Abu Dhabi: The UAE government plans to increase the contribution of the non-oil sector to 80 per cent of the nation’s gross domestic product (GDP) from the present figure of 70 per cent in the next 10 to 15 years, Minister of Economy Sultan Bin Saeed Al Mansouri said.
Speaking at the Beirut Institute Summit in Abu Dhabi, Mansouri said the government has a policy of economic diversification to reduce dependence on oil to the overall GDP of the country.
“We want to increase the contribution of non-oil sector to 80 per cent from the present figures of 70 per cent in the next 10-15 years to the GDP. Our target is to reduce the contribution of oil sector to just 20 per cent to the overall GDP,” said Al Mansouri.
He said the growth rate recorded by the UAE economy last year was 4.6 per cent and the total GDP was $1.47 trillion.
“The country attracted foreign direct investment to the tune of $100 billion in the last ten years. We have become a favoured destination and ranked number one in the Middle East and Arab region in attracting FDI by World Economic Forum. It has a positive effect on the economy.”
“We have put an ambitious vision, purpose and agenda for each government body and the cabinet declared year 2014 as year of innovation. We plan to have 5 per cent of the total GDP from innovation by 2021.”
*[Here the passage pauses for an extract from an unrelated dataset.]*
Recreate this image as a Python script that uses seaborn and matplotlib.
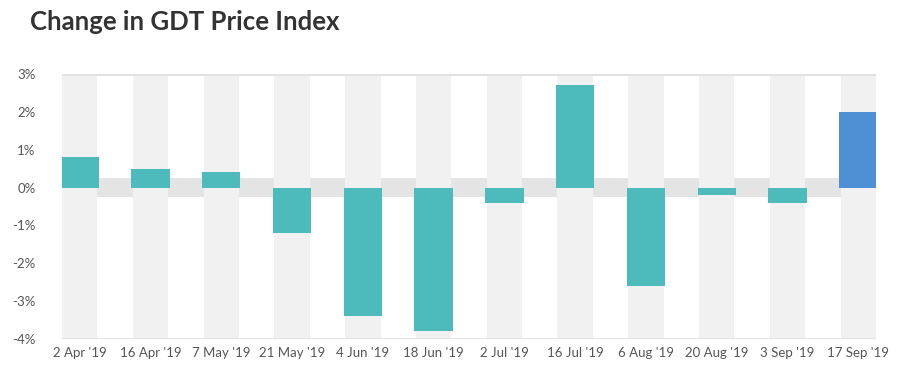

Lower oil prices and slow world economic growth, he said are the two most important challenges confronting the Arab region. “We have to be active, proactive in the political and economic situation. There must be solid infrastructure and logistical environment to achieve growth.”
“Our economy succeeded in maintaining high growth rate based on clear progressive vision and a clear goal.”
Gulf countries are feeling the heat after oil prices plummeted from $115 per barrel in last June to less than $50 per barrel in recent times.
The UAE and other Gulf countries are trying to diversify the economy and undertake reforms in subsidies in order to overcome revenue losses caused by lower oil prices.
Let’s explain what through Emirates’ current economy
The United Arab Emirates (UAE) is among the world’s 10 largest oil producers and is a member of the Organization of the Petroleum Exporting Countries (OPEC) and the Gas Exporting Countries Forum (GECF).
Since its independence in 1971, UAE relied on its large oil and natural gas resources to support its economy. The UAE is currently the sixth-largest petroleum producer in the world. In 2013, hydrocarbon export revenues were $123 billion, up from approximately $75 billion in 2010, according to the International Monetary Fund (IMF)
In addition to the growing hydrocarbon economy, the UAE is becoming one of the world’s most important financial centers and a major trading center in the Middle East. Investments in nonenergy sectors, such as infrastructure and technology, along with a rapidly recovering real estate sector, continue to provide the UAE with insurance against oil price declines and global economic stagnation. IMF data indicate the UAE’s real gross domestic product grew by 5.2% in 2013. However, a sustained decline in oil prices could lead to a reduction in spending in the near future.
Natural gas use in the UAE is rising. Although the country is a member of the Gas Exporting Countries Forum (GECF), domestic demand is likely to draw heavily on the UAE’s natural gas resources. Currently, the country both imports and exports liquefied natural gas (LNG) and shares international natural gas pipelines with Qatar and Oman. The UAE is also one of the world’s leaders in the use of natural gas in enhanced oil recovery (EOR) techniques. With natural gas demand rising, the government plans to expand domestic production using EOR techniques to meet the demand for domestic consumption and exports.
The UAE is making notable progress in diversifying its economy through tourism, trade, and manufacturing. However, in the near term, oil, natural gas, and associated industries will continue to account for most of the economic activity in the seven emirates.
UAE’s Energy Forecast
Dubai is investing millions of US dollars to diversify its energy supply, offset a shortage in natural gas and keep pace with rising power demand. By 2030 the emirate plans to generate 5% of its electricity from renewable sources, and 24% from coal and nuclear energy imported from neighbouring Abu Dhabi. The UAE capital plans to bring four nuclear plants online by 2020, delivering 5,400 mw of power to the national grid, and is also investing in solar energy. Abu Dhabi aims to generate at least 7% of the power it uses from renewable sources by 2020.
The UAE, OPEC’s fourth-largest crude oil producer, is seeking to lessen its reliance on oil and preserve its reserves for export rather than power generation. The Gulf state is one of the highest per-capita electricity consumers in the world, and faces significant gas shortages during the peak-demand summer months. A boom in the development of energy-intensive heavy industries, such as petrochemical refining and aluminium smelting, has further widened the deficit.